QEFM
- Broadcast area: Europe
- Frequencies: Astra 1A, Transponder 16, Subcarrier 7.38/7.56 MHz

Programming
- Format: MOR/Pop

Ownership
- Owner: Radio Cheltenham Ltd then Quality Europe FM Ltd.

History
- First air date: 1991
- Last air date: 1994

= QEFM =

Quality Europe FM was a UK radio station transmitted across Europe via the Astra 1A satellite in the early 1990s. QEFM was one of the first European radio stations to use Direct to Home reception as its primary method of delivery, despite the use of the acronym "FM" (a reference to FM broadcasting) in its name.

== History ==
The station first broadcast briefly from Cheltenham (1991–1993). Quality Europe FM started when Roy Litchfield approached Ray Pearson and suggested that he take up a short licence to cover the Cheltenham Festival of Music that year. "We kitted out a Caravan and sold local advertising. The idea then formed to go Satellite and as I had space in the top floor of a large house I had built, we constructed our own studios. We had many local presenters join us and many celebrities climbed the stair to our 2 studios. We played a full programme of music and covered many topics. We had many on air competitions which gained us a terrific following all over Europe. But sadly, finance from advertisers meant that the tight budget we maintained was not viable."

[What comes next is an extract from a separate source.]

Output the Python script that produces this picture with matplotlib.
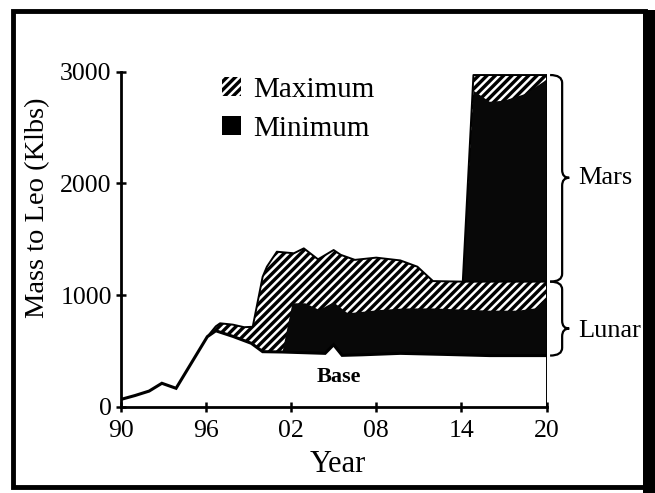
import matplotlib
matplotlib.use("Agg")
import matplotlib.pyplot as plt
from matplotlib.patches import Patch, Rectangle, PathPatch
from matplotlib.path import Path
import numpy as np

plt.rcParams.update({"font.family": "Liberation Serif", "hatch.linewidth": 1.8})

# --- data (Klbs to LEO by year) ---
base_years = np.array([1990, 1991, 1992, 1992.9, 1993.9, 1996.1, 1996.7, 1997.9, 1999.2,
                       2000.0, 2001.4, 2004.4, 2005.0, 2005.6, 2007.0, 2009.7, 2013.0,
                       2016.0, 2020.0])
base_vals = np.array([65, 100, 140, 210, 165, 627, 680, 630, 568,
                      493, 490, 478, 555, 460, 465, 478, 468, 458, 458])

lunar_max_years = np.array([1996.1, 1996.7, 1997.0, 1997.9, 1998.7, 1999.3, 2000.0, 2000.3,
                            2001.0, 2002.2, 2002.9, 2003.9, 2005.0, 2005.5, 2006.5, 2008.0,
                            2009.7, 2010.9, 2012.0, 2014.1, 2020.0])
lunar_max_vals = np.array([627, 720, 747, 735, 712, 716, 1164, 1254,
                           1388, 1374, 1418, 1320, 1403, 1360, 1315, 1335,
                           1310, 1254, 1125, 1120, 1120])

lunar_min_years = np.array([2001.4, 2002.1, 2003.0, 2004.0, 2005.0, 2006.0, 2008.3, 2010.0,
                            2012.0, 2014.0, 2016.0, 2018.0, 2019.2, 2019.7, 2020.0])
lunar_min_vals = np.array([490, 926, 926, 866, 935, 836, 866, 880,
                           880, 870, 860, 860, 880, 940, 950])

mars_max_years = np.array([2014.1, 2014.85, 2020.0])
mars_max_vals = np.array([1120, 2970, 2970])

mars_min_years = np.array([2014.1, 2014.85, 2016.0, 2017.0, 2018.5, 2019.8, 2020.0])
mars_min_vals = np.array([1120, 2830, 2730, 2740, 2800, 2910, 2930])

x_ticks = [1990, 1996, 2002, 2008, 2014, 2020]
x_labels = ["90", "96", "02", "08", "14", "20"]
y_ticks = [0, 1000, 2000, 3000]

mars_span = (1120, 2970, 2050)   # bottom, top, tip
lunar_span = (458, 1120, 700)

fig = plt.figure(figsize=(6.55, 4.93), dpi=100)
ax = fig.add_axes([0.1843, 0.175, 0.6501, 0.6796])
ax.set_xlim(1990, 2020)
ax.set_ylim(0, 3000)

HATCH = dict(facecolor="black", edgecolor="white", hatch="////", linewidth=0)
SOLID = dict(facecolor="#080808", edgecolor="none", linewidth=0)


def band(tx, ty, bx, by, **kw):
    m = (bx >= tx[0]) & (bx <= tx[-1])
    ax.fill(np.r_[tx, bx[m][::-1]], np.r_[ty, by[m][::-1]], **kw)


band(lunar_max_years, lunar_max_vals, base_years, base_vals, **HATCH)
band(lunar_min_years, lunar_min_vals, base_years, base_vals, **SOLID)
band(mars_max_years, mars_max_vals, lunar_max_years, lunar_max_vals, **HATCH)
band(mars_min_years, mars_min_vals, lunar_max_years, lunar_max_vals, **SOLID)

ax.plot(base_years, base_vals, color="black", lw=2.2, solid_joinstyle="miter")
ax.plot(lunar_max_years, lunar_max_vals, color="black", lw=1.4)
ax.plot(mars_max_years, mars_max_vals, color="black", lw=1.4)
ax.vlines(2020, 0, mars_max_vals[-1], color="black", lw=1.4)

for s in ("top", "right"):
    ax.spines[s].set_visible(False)
for s in ("left", "bottom"):
    ax.spines[s].set_linewidth(2.0)
ax.set_xticks(x_ticks)
ax.set_xticklabels(x_labels)
ax.set_yticks(y_ticks)
ax.tick_params(direction="inout", length=7, width=1.8, labelsize=18.5, pad=3)
ax.tick_params(axis="x", pad=6)

ax.set_xlabel("Year", fontsize=22)
ax.xaxis.set_label_coords(0.51, -0.13)
ax.set_ylabel("Mass to Leo (Klbs)", fontsize=20.5)
ax.yaxis.set_label_coords(-0.165, 0.593)

ax.text(2005.4, 266, "Base", fontsize=16, fontweight="bold", ha="center", va="center")


def brace(lo, hi, tip, x0=2020.25, x1=2021.1, x2=2021.6, r=70):
    verts = [(x0, hi), (x1, hi), (x1, hi - r), (x1, tip + r), (x1, tip), (x2, tip),
             (x1, tip), (x1, tip - r), (x1, lo + r), (x1, lo), (x0, lo)]
    codes = [Path.MOVETO, Path.CURVE3, Path.CURVE3, Path.LINETO, Path.CURVE3, Path.CURVE3,
             Path.CURVE3, Path.CURVE3, Path.LINETO, Path.CURVE3, Path.CURVE3]
    ax.add_patch(PathPatch(Path(verts, codes), fill=False, lw=1.6, ec="black", clip_on=False))


brace(*mars_span)
brace(*lunar_span)
ax.text(2022.2, mars_span[2], "Mars", fontsize=19, ha="left", va="center", clip_on=False)
ax.text(2022.2, lunar_span[2] - 20, "Lunar", fontsize=19, ha="left", va="center", clip_on=False)

handles = [Patch(label="Maximum", **HATCH), Patch(label="Minimum", facecolor="black")]
ax.legend(handles=handles, loc="upper left", bbox_to_anchor=(0.239, 0.985), frameon=False,
          fontsize=21, handlelength=0.62, handleheight=0.62, handletextpad=0.42,
          labelspacing=0.45, borderpad=0, borderaxespad=0)

# outer frame
fig.add_artist(Rectangle((0.02, 0.012), 0.965, 0.966, transform=fig.transFigure,
                         fill=False, lw=3.5, ec="black"))
fig.add_artist(Rectangle((0.982, 0.0), 0.018, 0.98, transform=fig.transFigure,
                         facecolor="black", lw=0))

fig.savefig("out.png", dpi=100)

It then moved to studios located in the building of Hi-Tec Xtravision (a now defunct satellite decoder manufacturer linked to Radio Caroline and Radio North Sea International presenter Chris Cary) in Albany Park, Camberley, Surrey, UK, which it later shared with its sister station Quality Country Music Radio (later known as Country Music Radio). The first broadcast from the new studios in Camberley was by . QEFM closed down in 1994 after a series of financial and management related problems. At its peak QEFM boasted 23.8 million listeners a week in over 26 countries and had become the number one satellite station in Europe, following the demise of Radio Luxembourg in 1992.

== Presentation ==
On air QEFM had a polished style, and the studios in Camberley became home to several presenters who went on to greater fame. One such name was Dave Lee Travis, who after leaving the BBC in a much publicised split, briefly presented his independent commercial show via the station. Todd Slaughter, President of the Official Elvis Presley Fan Club, also broadcast an Elvis Show which he handed over to Mike Adams, ex-Radio One contributor and BBC Midlands presenter.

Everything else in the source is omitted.